It’s been a while since I last posted, but with Christmas taking over and the festive season seeming to go on forever, I think it’s about right! I hope you all had a wonderful Christmas and a a great New Year’s…We certainly did!
One of my New Year’s resolutions this year, as you probably know, is to make more time for exercise in my daily/weekly routine. This is not just for myself and Marcus, but for the kids too. Luckily, us having a dog makes it that bit easier to get out and about…but it is all too easy to let Marcus do the evening walk while I get the kids ready for bed and flop in front of the TV.
So I’ve been looking at ways to get the whole family moving more together, as isn’t exercise always better when its done with a group? It all counts as quality family time, after all.
It’s also just as important for your little ones to get at least one hour of physical activity a day, as this builds essential motor skills; co-ordination, and their growing hearts, lungs, bones and muscles. It also allows them to learn just what their bodies are capable of and discover their favourite physical activities early on.
Here are some tips for family fitness that I can’t wait to try in 2015.
1. Pre or Post Dinner Walks
Taking a walk together before or after dinner is a great way to boost the metabolism and prevent sleepiness after eating. (If you have a dog demanding to be walked, this makes it easier!)
Allow toddlers to alternate time in and out of their buggy to get them used to walking, and you can even make it into more of a game by asking your children to spot things along the way (a certain colour cat; a type of tree; a type of house etc.)
Dancing is by far one of the more fun ways to be active. If you have older children you can dance to whatever type of music you like, but for younger ones it might be best to stick to a CD or DVD of their favourite TV show where you can help them learn the actions to all the songs.
Push the furniture out of the way and create more space – this will help you move more and make it more fun. Cheap coloured or flashing lights will help to make it a disco!
3. Ditch the Car
You might be used to hopping in the car everyday because its more convenient and leaves you more time to make those packed lunches. But walking or taking the bus to school/playgroup is a small change you can make to fit more activity into your day, as well as being more beneficial for the environment.
Use the walk to fit in more social time with your youngsters. Ask them about their day ahead at school – what projects they’re working on; who they like to play with. You can also invent spotting games to play along the way, or test them on their spellings.
4. Get Gardening
As the weather starts to get warmer in the next couple of months, you’ll no doubt be turning your attention to the garden. Why not get your kids to help you by giving them simple tasks to do? Watering the plants; digging up soil to plant new bulbs; gathering leaves or pulling up small weeds are easy jobs that your kids will likely throw themselves into.
Gardening has been shown to be one of the best activities for improving motor skills and is also a great opportunity to teach your kids more about plants and vegetables.
5. Weekly Sports Night (or Day)
The warmer weather is also a brilliant reason to get to your local park or playing field and kick around a ball.

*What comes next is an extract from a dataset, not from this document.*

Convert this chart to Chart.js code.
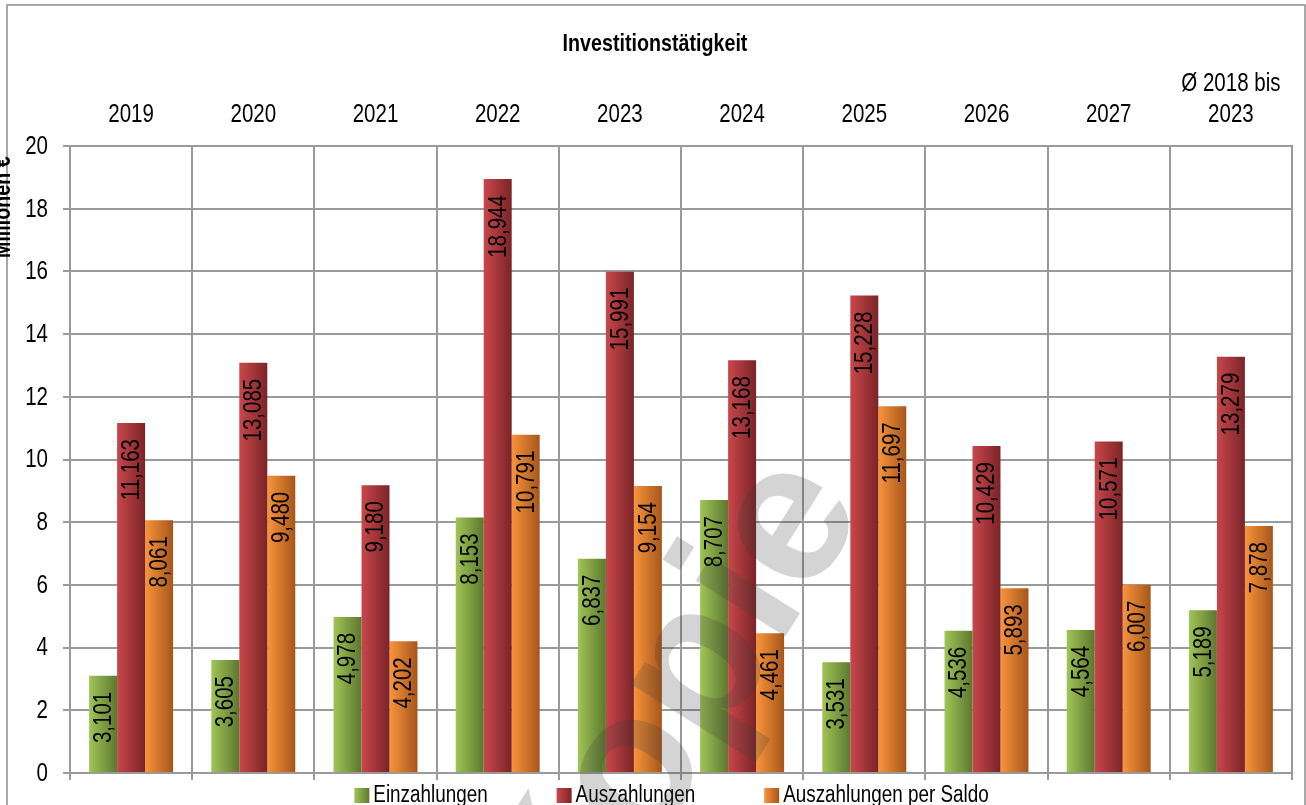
<!DOCTYPE html>
<html>
<head>
<meta charset="utf-8">
<script src="https://cdn.jsdelivr.net/npm/chart.js@4"></script>
<style>
  html, body { margin: 0; padding: 0; background: #fff; }
  #wrap { width: 1306px; height: 805px; }
</style>
</head>
<body>
<div id="wrap"><canvas id="myChart" width="1306" height="805"></canvas></div>
<script>
var years = ['2019', '2020', '2021', '2022', '2023', '2024', '2025', '2026', '2027', ['Ø 2018 bis', '2023']];
var einzahlungen = [3.101, 3.605, 4.978, 8.153, 6.837, 8.707, 3.531, 4.536, 4.564, 5.189];
var auszahlungen = [11.163, 13.085, 9.180, 18.944, 15.991, 13.168, 15.228, 10.429, 10.571, 13.279];
var saldo = [8.061, 9.480, 4.202, 10.791, 9.154, 4.461, 11.697, 5.893, 6.007, 7.878];
var seriesNames = ['Einzahlungen', 'Auszahlungen', 'Auszahlungen per Saldo'];

// no narrow font installed, so Liberation Sans is squeezed horizontally
var FONT = "'Liberation Sans', Arial, sans-serif";
var NARROW = 0.82;
var CAT_PCT = 0.687;
var GRID = '#9a9a9a';

// light -> dark horizontal shading of each bar
var shades = [
    ['#a0c556', '#5d772f'],
    ['#c9474b', '#7a2427'],
    ['#f9943b', '#a6561b']
];

function barFill(k) {
    return function (c) {
        var chart = c.chart;
        var x = chart.scales.x;
        if (!x || c.dataIndex === undefined) return shades[k][0];
        var catW = (x.right - x.left) / years.length;
        var bw = catW * CAT_PCT / 3;
        var left = x.getPixelForValue(c.dataIndex) - 1.5 * bw + k * bw;
        if (!isFinite(left) || !isFinite(bw) || bw <= 0) return shades[k][0];
        var g = chart.ctx.createLinearGradient(left, 0, left + bw, 0);
        g.addColorStop(0, shades[k][0]);
        g.addColorStop(1, shades[k][1]);
        return g;
    };
}

function fmt(v) {
    return v.toFixed(3).replace('.', ',');
}

// draw condensed text at x,y (optionally rotated)
function narrowText(ctx, text, x, y, align, rot) {
    ctx.save();
    ctx.translate(x, y);
    if (rot) ctx.rotate(rot);
    ctx.scale(NARROW, 1);
    ctx.textAlign = align;
    ctx.fillText(text, 0, 0);
    ctx.restore();
}

var decor = {
    id: 'decor',
    afterDatasetsDraw: function (chart) {
        var ctx = chart.ctx;
        ctx.save();
        ctx.fillStyle = '#000';
        ctx.textBaseline = 'middle';
        ctx.font = '25px ' + FONT;

        // value labels inside the bars
        chart.data.datasets.forEach(function (ds, i) {
            chart.getDatasetMeta(i).data.forEach(function (bar, j) {
                narrowText(ctx, fmt(ds.data[j]), bar.x + 1, bar.y + 16, 'right', -Math.PI / 2);
            });
        });

        // y tick labels
        var ys = chart.scales.y;
        ys.ticks.forEach(function (t) {
            narrowText(ctx, String(t.value), 48, ys.getPixelForValue(t.value) + 1, 'right');
        });

        // x tick labels (top axis)
        var xs = chart.scales.x;
        years.forEach(function (lab, i) {
            var lines = Array.isArray(lab) ? lab : [lab];
            var px = xs.getPixelForValue(i);
            lines.forEach(function (ln, k) {
                narrowText(ctx, ln, px, 115 - (lines.length - 1 - k) * 31, 'center');
            });
        });
        ctx.restore();
    },
    afterDraw: function (chart) {
        var ctx = chart.ctx;
        ctx.save();

        // outer frame
        ctx.strokeStyle = '#8c8c8c';
        ctx.lineWidth = 1.5;
        ctx.strokeRect(7, 5, 1298, 830);

        // title
        ctx.fillStyle = '#000';
        ctx.font = 'bold 24px ' + FONT;
        ctx.textBaseline = 'middle';
        narrowText(ctx, 'Investitionstätigkeit', 655, 44, 'center');

        // y axis title, partly cut off at the left edge
        ctx.font = 'bold 24px ' + FONT;
        ctx.textBaseline = 'alphabetic';
        narrowText(ctx, 'Millionen €', 10, 258, 'left', -Math.PI / 2);

        // legend
        ctx.font = '23px ' + FONT;
        ctx.textBaseline = 'middle';
        var widths = seriesNames.map(function (n) { return ctx.measureText(n).width * NARROW; });
        var total = 0;
        widths.forEach(function (w, i) { total += 15 + 5 + w + (i < widths.length - 1 ? 68 : 0); });
        var lx = 672 - total / 2;
        var ly = 795;
        seriesNames.forEach(function (n, i) {
            var g = ctx.createLinearGradient(lx, 0, lx + 15, 0);
            g.addColorStop(0, shades[i][0]);
            g.addColorStop(1, shades[i][1]);
            ctx.fillStyle = g;
            ctx.fillRect(lx, ly - 7, 15, 15);
            ctx.fillStyle = '#000';
            narrowText(ctx, n, lx + 19, ly + 1, 'left');
            lx += 15 + 5 + widths[i] + 68;
        });

        // watermark
        ctx.save();
        ctx.translate(572, 978);
        ctx.rotate(-58 * Math.PI / 180);
        ctx.font = "bold 200px 'Liberation Sans', Arial, sans-serif";
        ctx.textAlign = 'left';
        ctx.textBaseline = 'alphabetic';
        ctx.fillStyle = 'rgba(60, 60, 60, 0.22)';
        ctx.fillText('Kopie', 0, 0);
        ctx.restore();

        ctx.restore();
    }
};

var element = document.getElementById('myChart').getContext('2d');

var chartData = {
    labels: years,
    datasets: [
        { label: seriesNames[0], data: einzahlungen, backgroundColor: barFill(0) },
        { label: seriesNames[1], data: auszahlungen, backgroundColor: barFill(1) },
        { label: seriesNames[2], data: saldo, backgroundColor: barFill(2) }
    ]
};

var chartOptions = {
    responsive: false,
    animation: false,
    layout: { padding: { left: 0, right: 14, top: 0, bottom: 25 } },
    datasets: { bar: { categoryPercentage: CAT_PCT, barPercentage: 1, borderWidth: 0 } },
    plugins: { legend: { display: false }, tooltip: { enabled: false } },
    scales: {
        x: {
            position: 'top',
            offset: true,
            grid: { offset: true, color: GRID, lineWidth: 2, drawTicks: false },
            border: { color: GRID, width: 2 },
            ticks: { display: false },
            afterFit: function (s) { s.height = 146; }
        },
        x2: {
            type: 'category',
            position: 'bottom',
            offset: true,
            grid: { offset: true, drawOnChartArea: false, color: GRID, lineWidth: 2, tickLength: 7 },
            border: { display: false },
            ticks: { display: false },
            afterFit: function (s) { s.height = 7; }
        },
        y: {
            min: 0,
            max: 20,
            ticks: { stepSize: 2, display: false },
            grid: { color: GRID, lineWidth: 2, tickLength: 7 },
            border: { color: GRID, width: 2 },
            afterFit: function (s) { s.width = 70; }
        }
    }
};

var chart = new Chart(element, { type: 'bar', data: chartData, options: chartOptions, plugins: [decor] });
</script>
</body>
</html>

You can maybe even invite some neighbours’ kids who are of a similar age to your own. Set up a game of 5-a-side (or more) and if it all goes well, try to make it a regular thing.
Remember its not all about getting the rules just right. Its about having fun and getting your kids to be active, whilst possibly making some new friends.
6. Go on a Nature Walk
If you’re lucky enough to live nearby some forestry or woodland, make the most of this by taking the kids on a long nature walk at a weekend. Everyone takes a small lunch, and puts on their wellies or walking boots. Then you can follow a designated trail or path, asking the kids to spot different types of bugs, furry animals and trees/flowers along the way.
If you don’t have a nature spot nearby, there are many forests you can drive or take the train to up and down the UK. Many of them contain preserved species of woodland creatures and have experienced rangers on hand to guide you.